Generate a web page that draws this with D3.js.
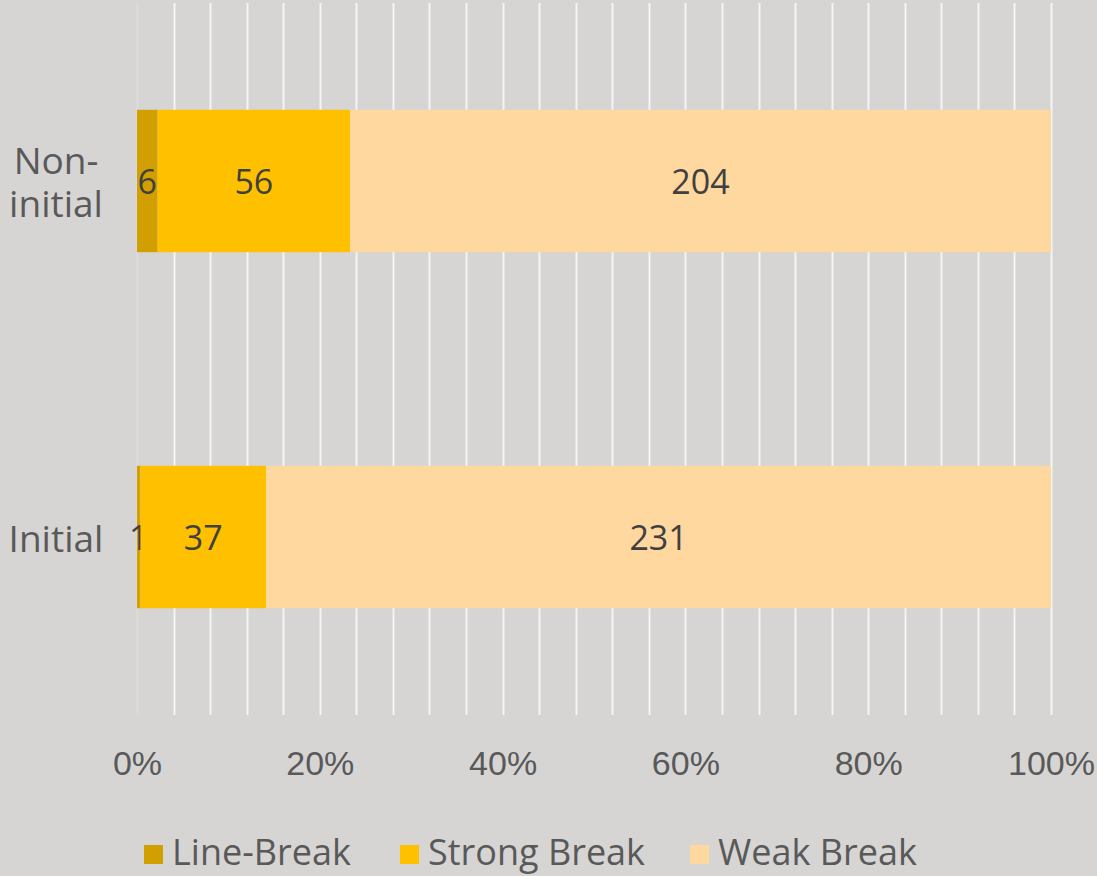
<!DOCTYPE html>
<html><head><meta charset="utf-8">
<script src="https://cdn.jsdelivr.net/npm/d3@7"></script>
<style>
html,body{margin:0;padding:0;background:#d6d5d4;}
svg{display:block;font-family:"Open Sans","Noto Sans",sans-serif;}
</style></head>
<body><svg id="chart" width="1097" height="876"></svg>
<script>
const categories = ["Non-initial", "Initial"];
const categoryLines = [["Non-", "initial"], ["Initial"]];
const seriesNames = ["Line-Break", "Strong Break", "Weak Break"];
const lineBreak = [6, 1];
const strongBreak = [56, 37];
const weakBreak = [204, 231];
const tickValues = [0, 0.2, 0.4, 0.6, 0.8, 1.0];
const gridValues = d3.range(0, 26).map(i => i * 0.04);
const colors = ["#d29f00", "#ffc000", "#ffd89f"];

const svg = d3.select("#chart");
const x = d3.scaleLinear().domain([0, 1]).range([137, 1051]);
const y = d3.scaleBand().domain(categories).range([3, 715]).paddingInner(0.6).paddingOuter(0.3);

const rows = categories.map((c, i) => ({cat: c, vals: [lineBreak[i], strongBreak[i], weakBreak[i]]}));

// gridlines
svg.append("g").selectAll("line").data(gridValues).join("line")
  .attr("x1", d => Math.round(x(d)) + 0.5).attr("x2", d => Math.round(x(d)) + 0.5)
  .attr("y1", 3).attr("y2", 715)
  .attr("stroke", d => d === 0 ? "#dcdbda" : "#f4f4f4").attr("stroke-width", 2);

// bars
const g = svg.append("g");
rows.forEach(r => {
  const total = d3.sum(r.vals);
  let acc = 0;
  r.vals.forEach((v, j) => {
    const x0 = x(acc / total), x1 = x((acc + v) / total);
    g.append("rect").attr("x", x0).attr("y", y(r.cat)).attr("width", x1 - x0)
      .attr("height", y.bandwidth()).attr("fill", colors[j]);
    g.append("text").attr("x", (x0 + x1) / 2).attr("y", y(r.cat) + y.bandwidth() / 2)
      .attr("text-anchor", "middle").attr("dominant-baseline", "central")
      .attr("font-size", 34).attr("fill", "#404040").text(v);
    acc += v;
  });
});

// category labels (one text per category, wrapped with tspans)
categories.forEach((c, i) => {
  const lines = categoryLines[i];
  const cy = y(c) + y.bandwidth() / 2;
  const lh = 43;
  const t = svg.append("text").attr("text-anchor", "middle")
    .attr("font-size", 37).attr("fill", "#595959");
  lines.forEach((s, k) => {
    t.append("tspan").attr("x", 56).attr("y", cy + (k - (lines.length - 1) / 2) * lh)
      .attr("dominant-baseline", "central").text(s);
  });
});

// x axis
const axis = d3.axisBottom(x).tickValues(tickValues).tickFormat(d3.format(".0%")).tickSize(0).tickPadding(0);
const ax = svg.append("g").attr("transform", "translate(0,763)").call(axis);
ax.select(".domain").remove();
ax.selectAll("text").attr("font-size", 34).attr("fill", "#595959")
  .attr("dy", null).attr("dominant-baseline", "central").style("font-family", "inherit");

// legend
const legX = [144, 400, 690];
const leg = svg.append("g");
seriesNames.forEach((s, i) => {
  leg.append("rect").attr("x", legX[i]).attr("y", 845).attr("width", 19).attr("height", 19).attr("fill", colors[i]);
  leg.append("text").attr("x", legX[i] + 28).attr("y", 865).attr("font-size", 36).attr("fill", "#595959").text(s);
});
</script></body></html>
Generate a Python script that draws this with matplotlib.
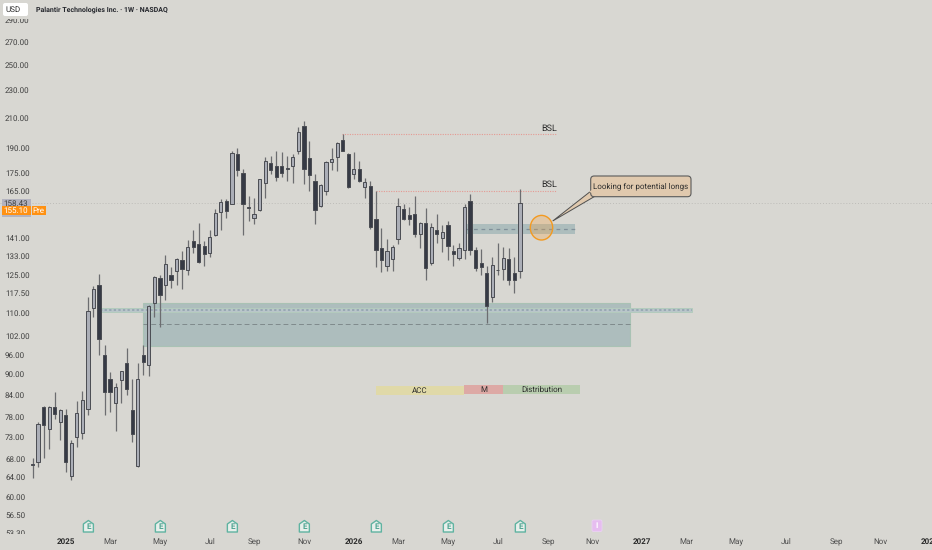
import matplotlib
matplotlib.use("Agg")
import matplotlib.pyplot as plt
from matplotlib.patches import Ellipse, FancyBboxPatch, Polygon, Rectangle

plt.rcParams['font.family'] = ['Liberation Sans Narrow', 'Roboto', 'DejaVu Sans']
plt.rcParams['text.hinting'] = 'none'
plt.rcParams['text.hinting_factor'] = 1

# weekly candles
opens = [67.0, 67.5, 80.7, 75.1, 80.7, 77.0, 78.8, 64.4, 73.3, 74.1, 80.2, 112.0, 120.8, 96.0, 88.7,
         82.0, 88.5, 93.5, 80.1, 66.6, 95.9, 92.9, 113.9, 123.6, 120.8, 124.8, 126.8, 131.3, 127.1, 140.0,
         138.6, 137.5, 134.3, 142.7, 153.8, 159.7, 158.3, 186.2, 174.9, 156.4, 151.1, 154.8, 169.5, 180.7, 179.3,
         178.9, 178.3, 179.3, 188.4, 204.7, 183.9, 170.3, 156.9, 164.8, 181.7, 184.7, 195.0, 186.5, 174.6, 177.7,
         167.3, 168.0, 150.5, 136.5, 128.8, 131.9, 141.0, 155.3, 152.6, 153.1, 143.3, 148.4, 130.0, 144.9, 141.1,
         147.5, 135.2, 132.3, 135.9, 159.7, 135.7, 130.2, 125.7, 116.2, 127.2, 127.4, 131.9, 126.0, 126.6]
highs = [68.4, 76.8, 81.1, 81.0, 84.9, 80.2, 80.2, 72.5, 82.4, 85.3, 116.4, 120.7, 125.4, 99.1, 90.7,
         87.4, 91.1, 98.3, 88.7, 93.5, 99.1, 113.3, 124.7, 125.2, 133.5, 128.2, 132.2, 135.3, 140.3, 145.0,
         148.3, 139.7, 145.0, 155.4, 160.6, 160.6, 188.2, 190.0, 177.3, 162.2, 161.0, 171.4, 184.3, 185.3, 188.0,
         187.8, 185.0, 186.4, 204.0, 207.7, 194.7, 174.3, 168.8, 182.0, 190.1, 194.1, 199.1, 187.2, 187.4, 182.2,
         172.0, 170.6, 165.1, 145.9, 140.8, 137.9, 161.2, 158.3, 156.6, 162.3, 149.1, 156.1, 148.3, 152.8, 147.5,
         149.5, 138.0, 139.1, 158.3, 163.5, 137.2, 136.2, 128.8, 132.8, 139.0, 136.9, 136.6, 132.5, 166.0]
lows = [64.0, 66.2, 68.2, 70.4, 77.6, 72.5, 65.3, 63.5, 70.8, 72.8, 78.6, 108.9, 96.0, 78.8, 79.4,
        74.7, 82.0, 84.2, 72.0, 66.3, 89.8, 89.4, 108.9, 105.4, 115.1, 119.6, 121.0, 119.2, 124.8, 134.3,
        130.2, 128.8, 132.5, 142.2, 145.0, 151.1, 158.0, 173.5, 142.5, 149.4, 147.9, 154.6, 161.2, 174.4, 170.6,
        172.9, 170.6, 169.5, 186.4, 168.8, 164.8, 147.8, 156.3, 162.7, 177.1, 176.4, 188.2, 166.5, 171.6, 170.0,
        161.1, 145.5, 128.3, 126.3, 126.6, 126.6, 138.5, 149.9, 147.5, 141.5, 136.5, 122.9, 129.2, 139.1, 134.9,
        131.3, 128.8, 131.5, 131.8, 133.5, 126.8, 125.0, 106.6, 114.4, 124.8, 122.8, 120.8, 117.9, 123.9]
closes = [66.8, 76.4, 76.1, 80.8, 79.1, 80.1, 67.3, 71.8, 79.2, 82.7, 110.9, 119.2, 101.3, 85.0, 85.0,
          86.4, 91.0, 85.9, 74.0, 88.7, 93.8, 112.9, 124.3, 117.1, 129.6, 123.0, 131.6, 127.7, 137.2, 137.2,
          130.6, 134.1, 141.8, 153.4, 158.9, 154.2, 186.8, 176.7, 158.3, 155.9, 153.1, 171.4, 182.2, 177.1, 172.9,
          175.2, 177.7, 184.3, 200.3, 177.4, 173.7, 155.0, 168.4, 181.4, 183.3, 193.2, 188.4, 167.3, 177.3, 170.6,
          169.7, 146.3, 135.7, 131.3, 135.2, 136.9, 156.9, 150.6, 150.6, 143.1, 148.4, 128.0, 146.3, 143.0, 143.9,
          137.5, 133.8, 136.7, 156.4, 135.7, 127.9, 128.2, 112.9, 129.3, 126.9, 132.3, 122.9, 122.9, 158.4]

price_ticks = [290, 270, 250, 230, 210, 190, 175, 165, 141, 133, 125, 117.5, 110, 102, 96, 90, 84, 78, 73, 68, 64, 60, 56.5, 53.3]
month_pos = [6, 14, 23, 32, 40, 49, 58, 66, 75, 84, 93, 101, 110, 118, 127, 136, 145, 153, 162]
month_labels = ['2025', 'Mar', 'May', 'Jul', 'Sep', 'Nov', '2026', 'Mar', 'May', 'Jul', 'Sep', 'Nov', '2027', 'Mar', 'May', 'Jul', 'Sep', 'Nov', '2028']
earnings_pos = [10, 23, 36, 49, 62, 75, 88]

BG = '#d8d7d2'
UP = '#abaeb7'
DOWN = '#363a45'
WICK = '#6c6d70'
EDGE = '#4a4c52'
TEXT = '#3f3f3f'

fig = plt.figure(figsize=(9.32, 5.5), dpi=100, facecolor=BG)
ax = fig.add_axes([0, 0, 1, 1], facecolor=BG)
ax.set_yscale('log')
ax.set_xlim(-5.88, 162.41)
ax.set_ylim(50.39, 310.1)
ax.axis('off')

# zones
ax.add_patch(Rectangle((20, 98.9), 87.8, 14.95, fc='#adbdbd', ec='#a9c2b4', lw=0.8, zorder=1))
ax.add_patch(Rectangle((12.1, 110.7), 106.9, 1.4, fc='#b9c6c9', ec='#b3cbbd', lw=0.7, zorder=1.5))
ax.plot([12.1, 119], [111.4, 111.4], color='#8f9fae', lw=1.1, ls=(0, (1.5, 1.5)), zorder=1.6)
ax.plot([20, 107.8], [106.2, 106.2], color='#7f8a8c', lw=0.7, ls=(0, (5, 3)), zorder=1.6)
ax.add_patch(Rectangle((78.2, 143.1), 19.7, 4.8, fc='#adbdbd', ec='none', zorder=1))
ax.plot([78.2, 97.9], [145.5, 145.5], color='#81909a', lw=0.9, ls=(0, (3, 3)), zorder=1.6)

# levels
ax.axhline(158.43, color='#bdbcb8', lw=0.7, ls=(0, (1, 2)), zorder=1)
ax.plot([55.8, 94.6], [199.0, 199.0], color='#e59a93', lw=0.8, ls=(0, (1, 1.2)), zorder=2)
ax.plot([62, 94.6], [165.1, 165.1], color='#e59a93', lw=0.8, ls=(0, (1, 1.2)), zorder=2)

# candles
xs = list(range(len(opens)))
ax.vlines(xs, lows, highs, color=WICK, lw=0.9, zorder=3)
for i in xs:
    bottom = min(opens[i], closes[i])
    height = max(abs(closes[i] - opens[i]), 0.25)
    color = UP if closes[i] >= opens[i] else DOWN
    ax.bar(i, height, bottom=bottom, width=0.58, color=color, edgecolor=EDGE, lw=0.7, zorder=4)

# price labels
for p in price_ticks:
    ax.annotate(f'{p:.2f}', xy=(0, p), xycoords=ax.get_yaxis_transform(), xytext=(3.6, -0.3),
                textcoords='offset points', fontsize=5.9, color=TEXT, va='center', ha='left', zorder=5)

# pixel overlay for the chart furniture
ov = fig.add_axes([0, 0, 1, 1], facecolor='none')
ov.set_xlim(0, 932)
ov.set_ylim(550, 0)
ov.axis('off')

# header and footer cover the clipped tick labels
ov.add_patch(Rectangle((0, 0), 932, 19, fc=BG, ec='none', zorder=1))
ov.add_patch(Rectangle((0, 534), 80, 16, fc=BG, ec='none', zorder=1))
ov.add_patch(FancyBboxPatch((3.5, 3.5), 24, 12, boxstyle='round,pad=0.5,rounding_size=2', fc='white', ec='none', zorder=2))
ov.text(13.5, 10, 'USD', fontsize=5.9, color='#333333', ha='center', va='center', zorder=3)
ov.text(36, 10, 'Palantir Technologies Inc. · 1W · NASDAQ', fontsize=5.4, color='#26282e', ha='left', va='center', fontweight='bold', zorder=3)

# last price tags
ov.add_patch(Rectangle((2, 199), 29, 18, fc='#b3b3bf', ec='none', zorder=2))
ov.text(16, 203.5, '158.43', fontsize=5.9, color=TEXT, ha='center', va='center', zorder=3)
ov.add_patch(Rectangle((2, 206), 29, 9, fc='#ff9112', ec='none', zorder=4))
ov.add_patch(Rectangle((32, 206), 13.5, 9, fc='#ff9112', ec='none', zorder=4))
ov.text(16, 210.5, '155.10', fontsize=5.9, color='white', ha='center', va='center', zorder=5)
ov.text(38.7, 210.5, 'Pre', fontsize=5.7, color='white', ha='center', va='center', zorder=5)

# phase boxes
phases = [('ACC', 376, 464, 385.7, 395, '#e0d9a8'),
          ('M', 464, 503, 385, 394, '#dda9a5'),
          ('Distribution', 503, 580, 385, 393.7, '#b9cdaf')]
for name, x0, x1, y0, y1, c in phases:
    ov.add_patch(Rectangle((x0, y0), x1 - x0, y1 - y0, fc=c, ec='none', zorder=2))
    ov.text((x0 + x1) / 2, (y0 + y1) / 2 + 0.3, name, fontsize=6.1, color='#2e2e2e', ha='center', va='center', zorder=3)

ov.text(549, 128, 'BSL', fontsize=6.3, color='#2e2e2e', ha='center', va='center')
ov.text(549, 184, 'BSL', fontsize=6.3, color='#2e2e2e', ha='center', va='center')

# circle and callout
ov.add_patch(Ellipse((541.5, 227.7), 22.4, 24.6, fc=(0.96, 0.62, 0.22, 0.28), ec='#f39a21', lw=1.0, zorder=2))
CALL = '#e0c9ae'
ov.add_patch(Polygon([(552.7, 221), (591, 191), (595, 196.2)], closed=True, fc=CALL, ec='#4f4f4f', lw=0.7, zorder=3))
ov.add_patch(FancyBboxPatch((592.7, 178), 96.3, 16.7, boxstyle='round,pad=2,rounding_size=3.5', fc=CALL, ec='#5a5a5a', lw=0.8, zorder=4))
ov.add_patch(Polygon([(589, 191.5), (596, 188), (596.5, 196)], closed=True, fc=CALL, ec='none', zorder=5))
ov.text(641, 186.5, 'Looking for potential longs', fontsize=5.8, color='#2e2e2e', ha='center', va='center', zorder=6)

# earnings flags, dates on the x axis
for b in earnings_pos:
    cx = 33 + 5.538 * b
    shape = [(cx - 5, 524), (cx, 520.5), (cx + 5, 524), (cx + 5, 532), (cx - 5, 532)]
    ov.add_patch(Polygon(shape, closed=True, fc='#e8efeb', ec='#5fb3a1', lw=1.0, joinstyle='round', zorder=3))
    ov.text(cx, 526.8, 'E', fontsize=5.6, color='#4fa492', ha='center', va='center', fontweight='bold', zorder=4)
ov.add_patch(FancyBboxPatch((592.5, 520.5), 9, 10.5, boxstyle='round,pad=0.5,rounding_size=1.5', fc='#e6bdf0', ec='#ead2f2', lw=0.6, zorder=3))
ov.text(597, 525.8, 'I', fontsize=6, color='white', ha='center', va='center', fontweight='bold', zorder=4)

for b, lab in zip(month_pos, month_labels):
    cx = 33 + 5.538 * b
    bold = lab.isdigit()
    ov.text(cx, 544, lab, fontsize=5.9, color='#2b2b2b' if bold else '#4e4e4e', ha='center', va='baseline',
            fontweight='bold' if bold else 'normal', zorder=4)

fig.savefig('out.png', dpi=100, facecolor=BG)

## SET EXERCISE
Using the data above, print only the lines starting at the one with "Generate a Python" and ending at the one with "plt.rcParams['text.hinting_factor'] = 1", exactly as they stand, minus the pictures.

## RESULT
Generate a Python script that draws this with matplotlib.
import matplotlib
matplotlib.use("Agg")
import matplotlib.pyplot as plt
from matplotlib.patches import Ellipse, FancyBboxPatch, Polygon, Rectangle

plt.rcParams['font.family'] = ['Liberation Sans Narrow', 'Roboto', 'DejaVu Sans']
plt.rcParams['text.hinting'] = 'none'
plt.rcParams['text.hinting_factor'] = 1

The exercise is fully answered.